(Entries with chart source code)
□ □ □ □
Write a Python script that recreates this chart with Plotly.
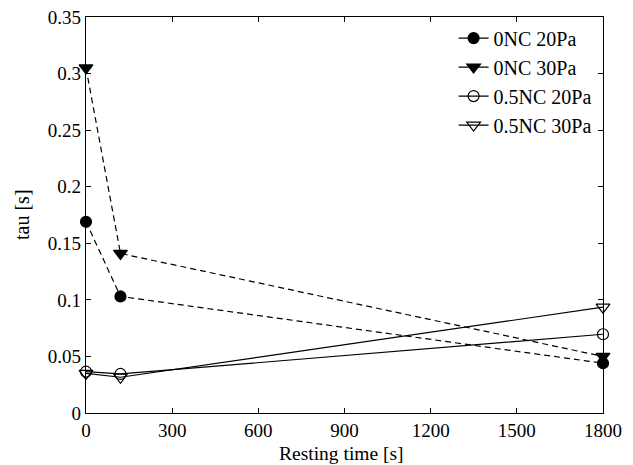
import plotly.graph_objects as go

# Data
resting_time = [0, 120, 1800]
nc0_20pa = [0.169, 0.103, 0.044]
nc0_30pa = [0.305, 0.141, 0.050]
nc05_20pa = [0.0365, 0.0345, 0.0696]
nc05_30pa = [0.035, 0.0316, 0.0935]

series = [
    ("0NC 20Pa", nc0_20pa, "circle", "6px,4px", 11),
    ("0NC 30Pa", nc0_30pa, "triangle-down", "6px,4px", 12),
    ("0.5NC 20Pa", nc05_20pa, "circle-open", "solid", 11),
    ("0.5NC 30Pa", nc05_30pa, "triangle-down-open", "solid", 12),
]

x_title = "Resting time [s]"
y_title = "tau [s]"

font_family = "Liberation Serif, Times New Roman, serif"

fig = go.Figure()
for name, vals, sym, dash, msize in series:
    fig.add_trace(go.Scatter(
        x=resting_time, y=vals, mode="lines+markers", name=name,
        line=dict(color="black", width=1.2, dash=dash),
        marker=dict(symbol=sym, size=msize, color="black",
                    line=dict(color="black", width=1.2)),
        showlegend=False, cliponaxis=False,
    ))
# legend entries (solid line sample as in reference)
for name, vals, sym, dash, msize in series:
    fig.add_trace(go.Scatter(
        x=[None], y=[None], mode="lines+markers", name=name,
        line=dict(color="black", width=1.2),
        marker=dict(symbol=sym, size=msize, color="black",
                    line=dict(color="black", width=1.2)),
        showlegend=True,
    ))

axis_common = dict(
    showline=True, linecolor="black", linewidth=1.2, mirror="ticks",
    ticks="inside", ticklen=5, tickcolor="black", tickwidth=1,
    showgrid=False, zeroline=False, automargin=False,
    tickfont=dict(family=font_family, size=19, color="black"),
)

fig.update_layout(
    width=633, height=465,
    margin=dict(l=86, r=30, t=17, b=52, autoexpand=False),
    paper_bgcolor="white", plot_bgcolor="white",
    font=dict(family=font_family, size=20, color="black"),
    xaxis=dict(range=[0, 1800], tickmode="linear", tick0=0, dtick=300,
               **axis_common),
    yaxis=dict(range=[0, 0.35], tickmode="linear", tick0=0, dtick=0.05,
               **axis_common),
    legend=dict(x=0.711, y=0.996, xanchor="left", yanchor="top",
                bgcolor="rgba(0,0,0,0)", borderwidth=0,
                font=dict(family=font_family, size=20),
                itemwidth=30, tracegroupgap=0),
    annotations=[
        dict(text=x_title, xref="paper", yref="paper", x=0.495, y=0,
             xanchor="center", yanchor="middle", yshift=-40, showarrow=False,
             font=dict(family=font_family, size=19.5, color="black")),
        dict(text=y_title, xref="paper", yref="paper", x=0, y=0.5,
             xanchor="center", yanchor="middle", xshift=-64, showarrow=False,
             textangle=-90,
             font=dict(family=font_family, size=20, color="black")),
    ],
)

fig.write_html("out.html")
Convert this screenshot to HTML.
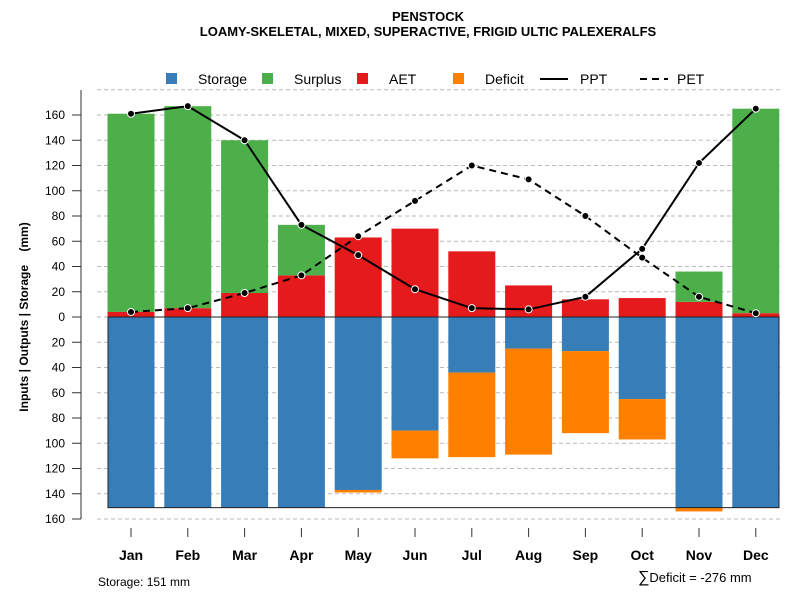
□ □ □ □
Select every line where the word "this" occurs.

_Right answer_
Write a Python script that recreates this chart with Plotly.
Convert this screenshot to HTML.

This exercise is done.